Monday, November 30, 2009

"People don't trade carbon because they are good people" CEO, ICE European Climate Exchange

And anyone who pretends otherwise is a liar or a fool.
The reality of what traders spend their time doing puts the lie to the argument that "we need offsets to 'lower the cost'" of implementing cap-and-trade.
The entire purpose of C&T is to raise costs and the entire purpose of offsets is wealth transfer with a government imprimatur.
From The Telegraph:

European Climate Exchange chief Patrick Birley defends the carbon trading system

"Why should it be different as a commodity to the way people trade oil or gas?"

As the man in charge of the world's biggest exchange for companies, banks and hedge funds to trade permits to emit carbon dioxide, Birley is fed up with the environmentalists' charge that dirty capitalists should not profit from the global effort to tackle climate change.


Ahead of the Copenhagen summit next week, campaigners such as Friends of the Earth have argued that the entire system is so flawed it may need to be demolished in favour of a straightforward tax on polluters.

Firstly, they insist, the European system has failed in its fundamental aim to reduce emissions, meaning its only effect is to redistribute wealth among companies and traders. Secondly, the market is a magnet for derivatives that few people understand, brewing up a second sub-prime bubble. Lastly, the opportunities for fraud are vast, given the intangible nature of the product. .

These well-worn concerns are resurfacing as the whole concept of carbon trading stands at a crossroads. This totally invented $126bn (£76bn) market has the potential to flare into a $2 trillion green giant over the next decade, if US President Obama manages to push his carbon trading bill through the Senate early next year.

The Commodities and Futures Trading Commission even believes that within five years, carbon could surpass crude oil as the world's most traded commodity. Mr Birley is the first to admit that the European system "hasn't actually reduced emissions" so far. But having run exchanges throughout his career, he has faith in the ability of the market to deliver in its own good time.

"The goal of the system is reducing emissions: why should it matter how we get there?" he asks.
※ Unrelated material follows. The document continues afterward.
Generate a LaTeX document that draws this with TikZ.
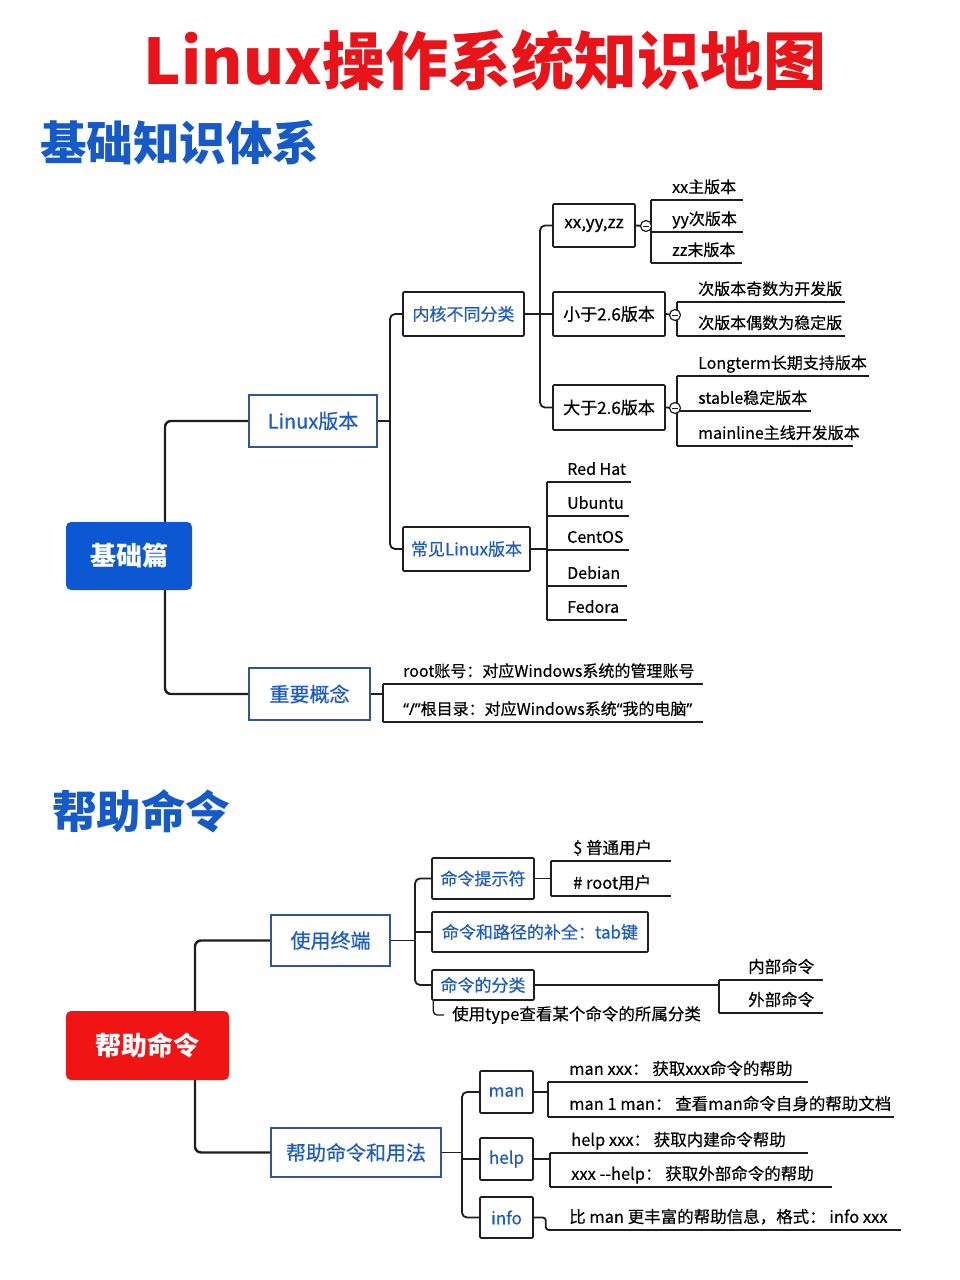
\documentclass[tikz,border=0pt]{standalone}
\usepackage{fontspec}
\setmainfont{Noto Sans CJK SC}
\newfontfamily\medf[FakeBold=0.6]{Noto Sans CJK SC}
\newfontfamily\lightf[FakeBold=0.3]{Noto Sans CJK SC}
\newfontfamily\qf[FakeBold=0.3]{Noto Sans}
\usetikzlibrary{calc}
\definecolor{tred}{RGB}{232,20,26}
\definecolor{tblue}{RGB}{22,90,200}
\definecolor{nblue}{RGB}{30,92,196}
\definecolor{bblue}{RGB}{48,84,160}
\definecolor{fillblue}{RGB}{12,88,210}
\definecolor{fillred}{RGB}{240,20,20}
\definecolor{ln}{RGB}{30,30,30}
\newcommand{\lf}[3]{\makebox[#1pt][l]{\hspace*{#2pt}#3}}
\begin{document}
\begin{tikzpicture}[x=1pt,y=-1pt,
 conn/.style={draw=ln, line width=1.8pt, rounded corners=5pt},
 connA/.style={draw=ln, line width=2.4pt, rounded corners=6pt},
 uline/.style={draw=ln, line width=1.4pt},
 rootbox/.style={rounded corners=5pt, text=white, font=\bfseries\fontsize{26}{30}\selectfont, inner sep=0pt},
 lvA/.style={draw=bblue, line width=1.8pt, fill=white, text=nblue, font=\medf\fontsize{20}{24}\selectfont, inner sep=0pt},
 lvB/.style={draw=ln, line width=1.6pt, fill=white, text=nblue, font=\medf\fontsize{17}{20}\selectfont, inner sep=0pt, rounded corners=1pt},
 lvC/.style={lvB, text=black},
 leaf/.style={anchor=south west, inner xsep=0pt, inner ysep=3pt, text height=12pt, text depth=4pt, font=\lightf\fontsize{16}{19}\selectfont},
 leafB/.style={leaf, font=\lightf\fontsize{16.5}{19}\selectfont},
 fold/.style={circle, draw=ln, line width=1.2pt, fill=white, minimum size=11pt, inner sep=0pt,
   path picture={\draw[ln, line width=1pt] ([xshift=-3pt]path picture bounding box.center) -- ([xshift=3pt]path picture bounding box.center);}},
]
\useasboundingbox[fill=white] (0,0) rectangle (960,1280);

% titles
\node[font=\bfseries\fontsize{63}{74}\selectfont, text=tred] (title) at (485,60) {Linux操作系统知识地图};
\node[font=\bfseries\fontsize{46.5}{54}\selectfont, text=tblue, anchor=west, inner sep=0pt] (sub1) at (40,143) {基础知识体系};
\node[font=\bfseries\fontsize{44.5}{52}\selectfont, text=tblue, anchor=west, inner sep=0pt] (sub2) at (52,811) {帮助命令};

% ---------- section 1 nodes
\node[rootbox, fill=fillblue, minimum width=126pt, minimum height=68pt] (jc) at (129,556) {基础篇};
\node[lvA, minimum width=128pt, minimum height=52pt] (lx) at (313,421) {Linux版本};
\node[lvA, minimum width=121pt, minimum height=52pt] (zy) at (309.5,694) {重要概念};
\node[lvB, minimum width=121pt, minimum height=44pt] (nh) at (463.5,314) {内核不同分类};
\node[lvB, minimum width=127pt, minimum height=44pt] (cj) at (466.5,549) {常见Linux版本};
\node[lvC, minimum width=82pt, minimum height=43pt] (xyz) at (594,225.5) {xx,yy,zz};
\node[lvC, minimum width=112pt, minimum height=44pt] (lt) at (609,314) {小于2.6版本};
\node[lvC, minimum width=112pt, minimum height=45pt] (gt) at (609,407.5) {大于2.6版本};

% leaves
\node[leaf] (x1) at (651,200) {\lf{92}{21}{xx主版本}};
\node[leaf] (x2) at (651,232) {\lf{92}{21}{yy次版本}};
\node[leaf] (x3) at (651,263) {\lf{91}{21}{zz末版本}};
\node[leaf] (s1) at (677,302) {\lf{168}{21}{次版本奇数为开发版}};
\node[leaf] (s2) at (677,336) {\lf{168}{21}{次版本偶数为稳定版}};
\node[leaf] (d1) at (677,376) {\lf{192}{21}{Longterm长期支持版本}};
\node[leaf] (d2) at (677,411) {\lf{134}{21}{stable稳定版本}};
\node[leaf] (d3) at (677,446) {\lf{176}{21}{mainline主线开发版本}};
\node[leaf] (r1) at (547,482) {\lf{84}{20}{Red Hat}};
\node[leaf] (r2) at (547,516) {\lf{82}{20}{Ubuntu}};
\node[leaf] (r3) at (547,550) {\lf{82}{20}{CentOS}};
\node[leaf] (r4) at (547,586) {\lf{80}{20}{Debian}};
\node[leaf] (r5) at (547,620) {\lf{80}{20}{Fedora}};
\node[leaf] (i1) at (383,684) {\lf{320}{20}{root账号：对应Windows系统的管理账号}};
\node[leaf] (i2) at (383,722) {\lf{320}{20}{{\qf “/”}根目录：对应Windows系统{\qf “}我的电脑{\qf ”}}};

% connectors section 1
\draw[connA] ([xshift=36pt]jc.north) |- (lx.west);
\draw[connA] ([xshift=36pt]jc.south) |- (zy.west);
\coordinate (j1) at (390,421);
\draw[conn] (lx.east) -- (j1);
\draw[conn] (nh.west) -| (j1);
\draw[conn] (cj.west) -| (j1);
\coordinate (j2) at (540,314);
\draw[conn] (nh.east) -- (j2);
\draw[conn] (xyz.west) -| (j2);
\draw[conn] (lt.west) -- (j2);
\draw[conn] (gt.west) -| (j2);

\coordinate (f1c) at (646,226);
\coordinate (f2c) at (675,315);
\coordinate (f3c) at (675,408);
\draw[conn] (xyz.east) -- (f1c) -- (f1c -| x1.south west);
\draw[conn] (lt.east) -- (f2c) -- (f2c -| s1.south west);
\draw[conn] (gt.east) -- (f3c) -- (f3c -| d1.south west);
\draw[uline] (x1.south west) -- (x3.south west);
\foreach \n in {x1,x2,x3,s1,s2,d1,d2,d3,r1,r2,r3,r4,r5,i1,i2} \draw[uline] (\n.south west) -- (\n.south east);
\draw[uline] (s1.south west) -- (s2.south west);
\draw[uline] (d1.south west) -- (d3.south west);
\draw[uline] (r1.south west) -- (r5.south west);
\draw[conn] (cj.east) -- (cj.east -| r1.south west);
\draw[uline] (i1.south west) -- (i2.south west);
\draw[conn] (zy.east) -- (zy.east -| i1.south west);
\node[fold] (f1) at (f1c) {};
\node[fold] (f2) at (f2c) {};
\node[fold] (f3) at (f3c) {};

% ---------- section 2 nodes
\node[rootbox, fill=fillred, minimum width=163pt, minimum height=69pt] (bz) at (147.5,1045.5) {帮助命令};
\node[lvA, minimum width=119pt, minimum height=51pt] (zd) at (330.5,940.5) {使用终端};
\node[lvA, minimum width=170pt, minimum height=49pt] (yf) at (356,1152.5) {帮助命令和用法};
\node[lvB, minimum width=102pt, minimum height=41pt] (ts) at (483,878.5) {命令提示符};
\node[lvB, minimum width=216pt, minimum height=40pt] (bq) at (540,932) {命令和路径的补全：tab键};
\node[lvB, minimum width=102pt, minimum height=30pt] (fl) at (483,985) {命令的分类};
\node[lvB, minimum width=53pt, minimum height=42pt] (man) at (506.5,1092) {man};
\node[lvB, minimum width=53pt, minimum height=42pt] (help) at (506.5,1159) {help};
\node[lvB, minimum width=53pt, minimum height=41pt] (info) at (506.5,1217.5) {info};
\node[font=\lightf\fontsize{16.5}{19}\selectfont, anchor=west, inner sep=0pt] (note) at (452,1015) {使用type查看某个命令的所属分类};

\node[leafB] (p1) at (551,861) {\lf{120}{22}{\$ 普通用户}};
\node[leafB] (p2) at (551,896) {\lf{120}{22}{\# root用户}};
\node[leafB] (k1) at (719,980) {\lf{104}{29}{内部命令}};
\node[leafB] (k2) at (719,1013) {\lf{104}{29}{外部命令}};
\node[leafB] (m1) at (548,1082) {\lf{260}{21}{man xxx： 获取xxx命令的帮助}};
\node[leafB] (m2) at (548,1117) {\lf{346}{21}{man 1 man： 查看man命令自身的帮助文档}};
\node[leafB] (h1) at (550,1153) {\lf{258}{21}{help xxx： 获取内建命令帮助}};
\node[leafB] (h2) at (550,1187) {\lf{282}{21}{xxx -\kern0pt-help： 获取外部命令的帮助}};
\node[leafB] (g1) at (550,1230) {\lf{351}{19}{比 man 更丰富的帮助信息，格式： info xxx}};

% connectors section 2
\draw[connA] ([xshift=47.5pt]bz.north) |- (zd.west);
\draw[connA] ([xshift=47.5pt]bz.south) |- (yf.west);
\coordinate (j3) at (415,940.5);
\draw[conn] (zd.east) -- (j3);
\draw[conn] (ts.west) -| (j3);
\draw[conn] (bq.west) -- (bq.west -| j3);
\draw[conn] (fl.west) -| (j3);
\coordinate (j4) at (462,1152.5);
\draw[conn] (yf.east) -- (j4);
\draw[conn] (man.west) -| (j4);
\draw[conn] (help.west) -- (help.west -| j4);
\draw[conn] (info.west) -| (j4);

\draw[conn] (ts.east) -- (ts.east -| p1.south west);
\draw[uline] (p1.south west) -- (p2.south west);
\draw[conn] (fl.east) -- (fl.east -| k1.south west);
\draw[uline] (k1.south west) -- (k2.south west);
\draw[uline, rounded corners=4pt] ([xshift=2pt]fl.south west) |- ([xshift=-8pt]note.west);
\draw[conn] (man.east) -- (man.east -| m1.south west);
\draw[uline] (m1.south west) -- (m2.south west);
\draw[conn] (help.east) -- (help.east -| h1.south west);
\draw[uline] (h1.south west) -- (h2.south west);
\draw[conn, rounded corners=3pt] (info.east) -- ([xshift=12pt]info.east) |- (g1.south west);
\foreach \n in {p1,p2,k1,k2,m1,m2,h1,h2,g1} \draw[uline] (\n.south west) -- (\n.south east);
\end{tikzpicture}
\end{document}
With weariness, he debunks the idea that policymakers can control who makes money from reducing emissions. The point of a market mechanism is that the market decides.

"Carbon-related products are probably the most profitable part of trading for any of the investment banks right now, because the margins are so good," Mr Birley admits. "Because it's such a specialist area, a little bit of knowledge goes a very long way."...MORE

Well actually policymakers can go with cap-tax-and 100% rebate, they can go with 100% auction combined with annual minimum and maximum prices (thus recreating a tax), they can ban financial intermediaries and permit trading only among energy producers, they can... well, you get the idea.

Here's the truth of the matter from a post three weeks ago:

Senators Call for Financial Reform Before Cap and Trade (BRK.A)

Ain't gonna work. A quote we've posted a few times:

The whole reason for the existence of traders is to make as much money as possible,
consistent with what's legal...I lived through this:
if you didn't manipulate the market and manipulation was accessible to you,
that's when you were yelled at.

-Former Goldman Sachs trader
New York Times, May 8, 2002*

From the junk bond caused S&L bailouts to Long Term Capital Management to the Dot.bombs to the California electricity frauds to sub-prime and credit default swaps the lesson is:

Wall Street can not be trusted. Period.
If we let the camel's nose under the tent flap it is too late. The Wall Street banks will game any system the regulators can think up.
Remember, this is an entirely artificial "market" that Wall Street is "helping" to design.